──────── RECORDED INFORMATION ────────

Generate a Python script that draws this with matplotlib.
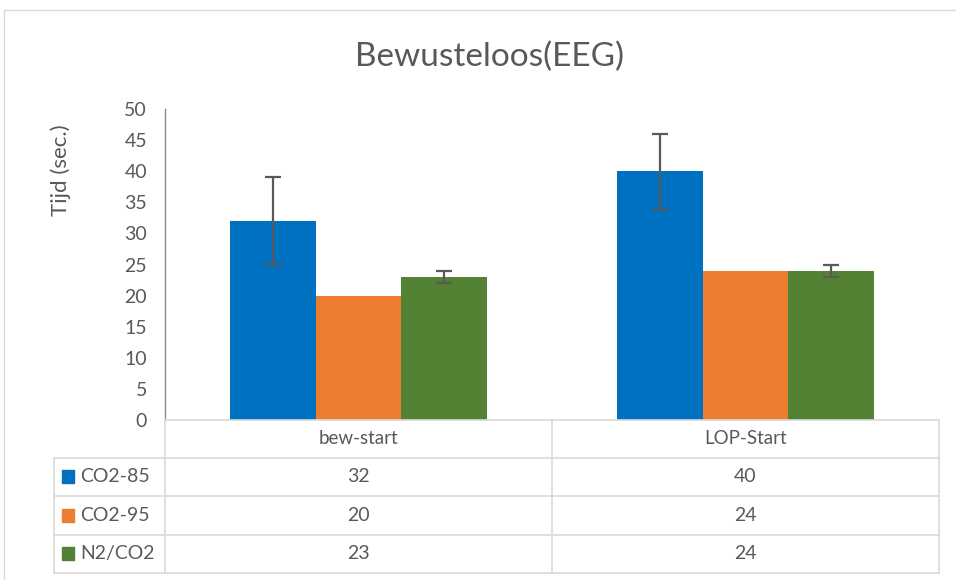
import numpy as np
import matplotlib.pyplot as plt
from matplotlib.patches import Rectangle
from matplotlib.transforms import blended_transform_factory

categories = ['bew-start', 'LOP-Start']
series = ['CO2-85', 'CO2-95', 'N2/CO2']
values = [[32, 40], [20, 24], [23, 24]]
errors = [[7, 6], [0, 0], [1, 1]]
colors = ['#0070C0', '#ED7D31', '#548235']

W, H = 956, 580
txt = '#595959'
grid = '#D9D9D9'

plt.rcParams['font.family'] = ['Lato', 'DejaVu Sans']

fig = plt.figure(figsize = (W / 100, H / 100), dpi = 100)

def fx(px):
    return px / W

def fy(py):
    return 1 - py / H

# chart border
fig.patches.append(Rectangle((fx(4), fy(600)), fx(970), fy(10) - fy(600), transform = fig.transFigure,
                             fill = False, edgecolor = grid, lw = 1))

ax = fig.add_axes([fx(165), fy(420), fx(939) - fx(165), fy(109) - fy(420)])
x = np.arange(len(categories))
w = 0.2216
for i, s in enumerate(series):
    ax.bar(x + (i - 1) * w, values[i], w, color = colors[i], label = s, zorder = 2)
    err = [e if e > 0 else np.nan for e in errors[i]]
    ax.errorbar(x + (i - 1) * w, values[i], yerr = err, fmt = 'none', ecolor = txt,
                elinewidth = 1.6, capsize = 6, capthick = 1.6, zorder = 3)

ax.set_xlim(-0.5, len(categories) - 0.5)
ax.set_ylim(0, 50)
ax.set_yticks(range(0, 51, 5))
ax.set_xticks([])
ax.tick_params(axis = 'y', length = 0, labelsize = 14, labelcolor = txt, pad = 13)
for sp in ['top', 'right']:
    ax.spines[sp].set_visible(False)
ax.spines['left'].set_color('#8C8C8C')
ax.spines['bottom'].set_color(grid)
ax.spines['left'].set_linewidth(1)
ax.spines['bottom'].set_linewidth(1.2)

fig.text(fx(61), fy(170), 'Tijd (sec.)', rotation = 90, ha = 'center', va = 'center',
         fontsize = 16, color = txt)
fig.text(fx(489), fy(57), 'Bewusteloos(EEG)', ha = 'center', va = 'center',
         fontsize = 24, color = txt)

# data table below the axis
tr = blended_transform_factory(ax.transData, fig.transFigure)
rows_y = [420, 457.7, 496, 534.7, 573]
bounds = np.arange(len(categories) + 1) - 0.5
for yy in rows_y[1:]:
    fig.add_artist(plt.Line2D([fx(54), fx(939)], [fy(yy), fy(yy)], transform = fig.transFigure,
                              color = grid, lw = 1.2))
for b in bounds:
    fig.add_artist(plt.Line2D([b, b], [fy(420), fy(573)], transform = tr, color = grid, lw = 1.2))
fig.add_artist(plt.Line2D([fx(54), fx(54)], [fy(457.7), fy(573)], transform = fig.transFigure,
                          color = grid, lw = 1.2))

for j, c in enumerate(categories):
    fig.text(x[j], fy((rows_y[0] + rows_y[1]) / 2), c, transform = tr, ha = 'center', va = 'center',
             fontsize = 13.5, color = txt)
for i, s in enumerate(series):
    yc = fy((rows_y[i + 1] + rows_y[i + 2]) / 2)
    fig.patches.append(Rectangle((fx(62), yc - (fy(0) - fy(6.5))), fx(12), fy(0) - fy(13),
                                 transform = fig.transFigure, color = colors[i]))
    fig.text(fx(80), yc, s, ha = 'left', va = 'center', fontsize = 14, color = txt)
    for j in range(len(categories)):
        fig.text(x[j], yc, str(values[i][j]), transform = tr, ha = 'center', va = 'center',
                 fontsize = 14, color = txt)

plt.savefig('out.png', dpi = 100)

────────

REQUIREMENT ▸ Set the pictures aside and transcribe the data above exactly.

FINISHED EXERCISE ▸
Generate a Python script that draws this with matplotlib.
import numpy as np
import matplotlib.pyplot as plt
from matplotlib.patches import Rectangle
from matplotlib.transforms import blended_transform_factory

categories = ['bew-start', 'LOP-Start']
series = ['CO2-85', 'CO2-95', 'N2/CO2']
values = [[32, 40], [20, 24], [23, 24]]
errors = [[7, 6], [0, 0], [1, 1]]
colors = ['#0070C0', '#ED7D31', '#548235']

W, H = 956, 580
txt = '#595959'
grid = '#D9D9D9'

plt.rcParams['font.family'] = ['Lato', 'DejaVu Sans']

fig = plt.figure(figsize = (W / 100, H / 100), dpi = 100)

def fx(px):
    return px / W

def fy(py):
    return 1 - py / H

# chart border
fig.patches.append(Rectangle((fx(4), fy(600)), fx(970), fy(10) - fy(600), transform = fig.transFigure,
                             fill = False, edgecolor = grid, lw = 1))

ax = fig.add_axes([fx(165), fy(420), fx(939) - fx(165), fy(109) - fy(420)])
x = np.arange(len(categories))
w = 0.2216
for i, s in enumerate(series):
    ax.bar(x + (i - 1) * w, values[i], w, color = colors[i], label = s, zorder = 2)
    err = [e if e > 0 else np.nan for e in errors[i]]
    ax.errorbar(x + (i - 1) * w, values[i], yerr = err, fmt = 'none', ecolor = txt,
                elinewidth = 1.6, capsize = 6, capthick = 1.6, zorder = 3)

ax.set_xlim(-0.5, len(categories) - 0.5)
ax.set_ylim(0, 50)
ax.set_yticks(range(0, 51, 5))
ax.set_xticks([])
ax.tick_params(axis = 'y', length = 0, labelsize = 14, labelcolor = txt, pad = 13)
for sp in ['top', 'right']:
    ax.spines[sp].set_visible(False)
ax.spines['left'].set_color('#8C8C8C')
ax.spines['bottom'].set_color(grid)
ax.spines['left'].set_linewidth(1)
ax.spines['bottom'].set_linewidth(1.2)

fig.text(fx(61), fy(170), 'Tijd (sec.)', rotation = 90, ha = 'center', va = 'center',
         fontsize = 16, color = txt)
fig.text(fx(489), fy(57), 'Bewusteloos(EEG)', ha = 'center', va = 'center',
         fontsize = 24, color = txt)

# data table below the axis
tr = blended_transform_factory(ax.transData, fig.transFigure)
rows_y = [420, 457.7, 496, 534.7, 573]
bounds = np.arange(len(categories) + 1) - 0.5
for yy in rows_y[1:]:
    fig.add_artist(plt.Line2D([fx(54), fx(939)], [fy(yy), fy(yy)], transform = fig.transFigure,
                              color = grid, lw = 1.2))
for b in bounds:
    fig.add_artist(plt.Line2D([b, b], [fy(420), fy(573)], transform = tr, color = grid, lw = 1.2))
fig.add_artist(plt.Line2D([fx(54), fx(54)], [fy(457.7), fy(573)], transform = fig.transFigure,
                          color = grid, lw = 1.2))

for j, c in enumerate(categories):
    fig.text(x[j], fy((rows_y[0] + rows_y[1]) / 2), c, transform = tr, ha = 'center', va = 'center',
             fontsize = 13.5, color = txt)
for i, s in enumerate(series):
    yc = fy((rows_y[i + 1] + rows_y[i + 2]) / 2)
    fig.patches.append(Rectangle((fx(62), yc - (fy(0) - fy(6.5))), fx(12), fy(0) - fy(13),
                                 transform = fig.transFigure, color = colors[i]))
    fig.text(fx(80), yc, s, ha = 'left', va = 'center', fontsize = 14, color = txt)
    for j in range(len(categories)):
        fig.text(x[j], yc, str(values[i][j]), transform = tr, ha = 'center', va = 'center',
                 fontsize = 14, color = txt)

plt.savefig('out.png', dpi = 100)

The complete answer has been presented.